# GIVEN REQUEST
Give the data below again exactly as it stands. Omit the pictures.

══ RAW DATA

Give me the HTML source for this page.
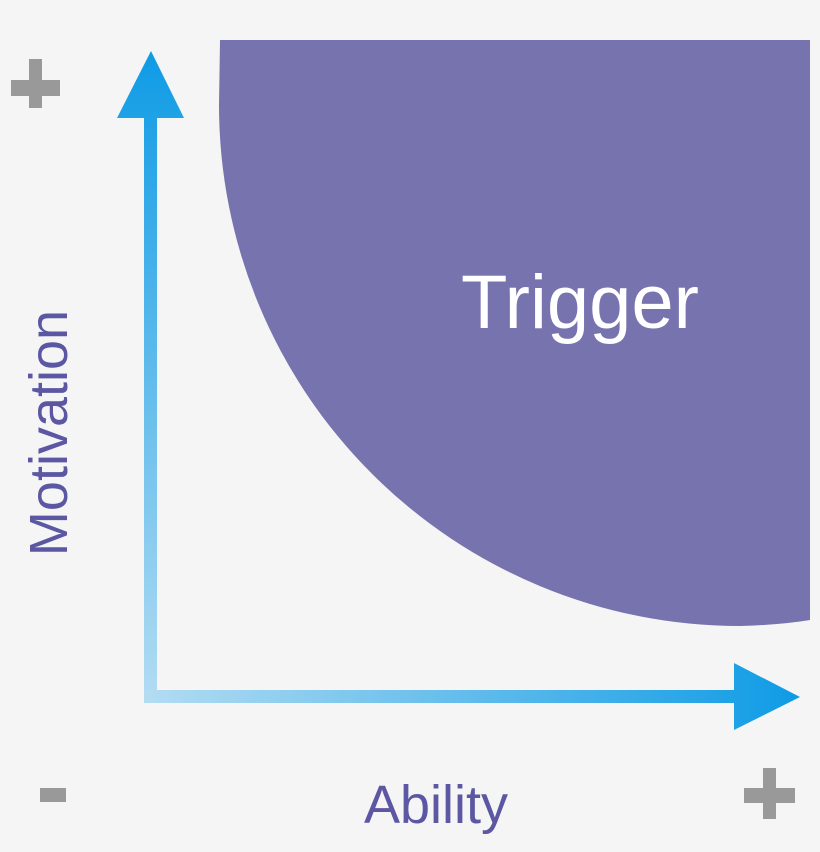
<!DOCTYPE html>
<html><head><style>
html,body{margin:0;padding:0;background:#f5f5f5;}
</style></head><body>
<svg width="820" height="852" viewBox="0 0 820 852" xmlns="http://www.w3.org/2000/svg" style="display:block">
<defs>
<linearGradient id="gv" x1="0" y1="703" x2="0" y2="51" gradientUnits="userSpaceOnUse">
<stop offset="0" stop-color="#b3dcf2"/><stop offset="1" stop-color="#0e9be5"/></linearGradient>
<linearGradient id="gh" x1="144" y1="0" x2="800" y2="0" gradientUnits="userSpaceOnUse">
<stop offset="0" stop-color="#b3dcf2"/><stop offset="1" stop-color="#0e9be5"/></linearGradient>
</defs>
<rect width="820" height="852" fill="#f5f5f5"/>
<path d="M220,40 L219,105 A521 521 0 0 0 740 626 Q780 625 810 620 L810 40 Z" fill="#7673af"/>
<text x="580" y="328" font-family="Liberation Sans, sans-serif" font-size="76" fill="#fff" text-anchor="middle">Trigger</text>
<rect x="144" y="110" width="13" height="593" fill="url(#gv)"/>
<polygon points="151,51 184,118 117,118" fill="url(#gv)"/>
<rect x="144" y="690" width="595" height="13" fill="url(#gh)"/>
<polygon points="734,663 800,697 734,730" fill="url(#gh)"/>
<text transform="translate(67,433) rotate(-90)" font-family="Liberation Sans, sans-serif" font-size="54" fill="#5c57a3" text-anchor="middle">Motivation</text>
<text x="436" y="823" font-family="Liberation Sans, sans-serif" font-size="54" fill="#5c57a3" text-anchor="middle">Ability</text>
<g fill="#999">
<rect x="11" y="80" width="49" height="16"/><rect x="29" y="59" width="13" height="49"/>
<rect x="40" y="788" width="26" height="14"/>
<rect x="744" y="788" width="51" height="15"/><rect x="763" y="768" width="13" height="51"/>
</g>
</svg>
</body></html>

════

# REPLY
Give me the HTML source for this page.
<!DOCTYPE html>
<html><head><style>
html,body{margin:0;padding:0;background:#f5f5f5;}
</style></head><body>
<svg width="820" height="852" viewBox="0 0 820 852" xmlns="http://www.w3.org/2000/svg" style="display:block">
<defs>
<linearGradient id="gv" x1="0" y1="703" x2="0" y2="51" gradientUnits="userSpaceOnUse">
<stop offset="0" stop-color="#b3dcf2"/><stop offset="1" stop-color="#0e9be5"/></linearGradient>
<linearGradient id="gh" x1="144" y1="0" x2="800" y2="0" gradientUnits="userSpaceOnUse">
<stop offset="0" stop-color="#b3dcf2"/><stop offset="1" stop-color="#0e9be5"/></linearGradient>
</defs>
<rect width="820" height="852" fill="#f5f5f5"/>
<path d="M220,40 L219,105 A521 521 0 0 0 740 626 Q780 625 810 620 L810 40 Z" fill="#7673af"/>
<text x="580" y="328" font-family="Liberation Sans, sans-serif" font-size="76" fill="#fff" text-anchor="middle">Trigger</text>
<rect x="144" y="110" width="13" height="593" fill="url(#gv)"/>
<polygon points="151,51 184,118 117,118" fill="url(#gv)"/>
<rect x="144" y="690" width="595" height="13" fill="url(#gh)"/>
<polygon points="734,663 800,697 734,730" fill="url(#gh)"/>
<text transform="translate(67,433) rotate(-90)" font-family="Liberation Sans, sans-serif" font-size="54" fill="#5c57a3" text-anchor="middle">Motivation</text>
<text x="436" y="823" font-family="Liberation Sans, sans-serif" font-size="54" fill="#5c57a3" text-anchor="middle">Ability</text>
<g fill="#999">
<rect x="11" y="80" width="49" height="16"/><rect x="29" y="59" width="13" height="49"/>
<rect x="40" y="788" width="26" height="14"/>
<rect x="744" y="788" width="51" height="15"/><rect x="763" y="768" width="13" height="51"/>
</g>
</svg>
</body></html>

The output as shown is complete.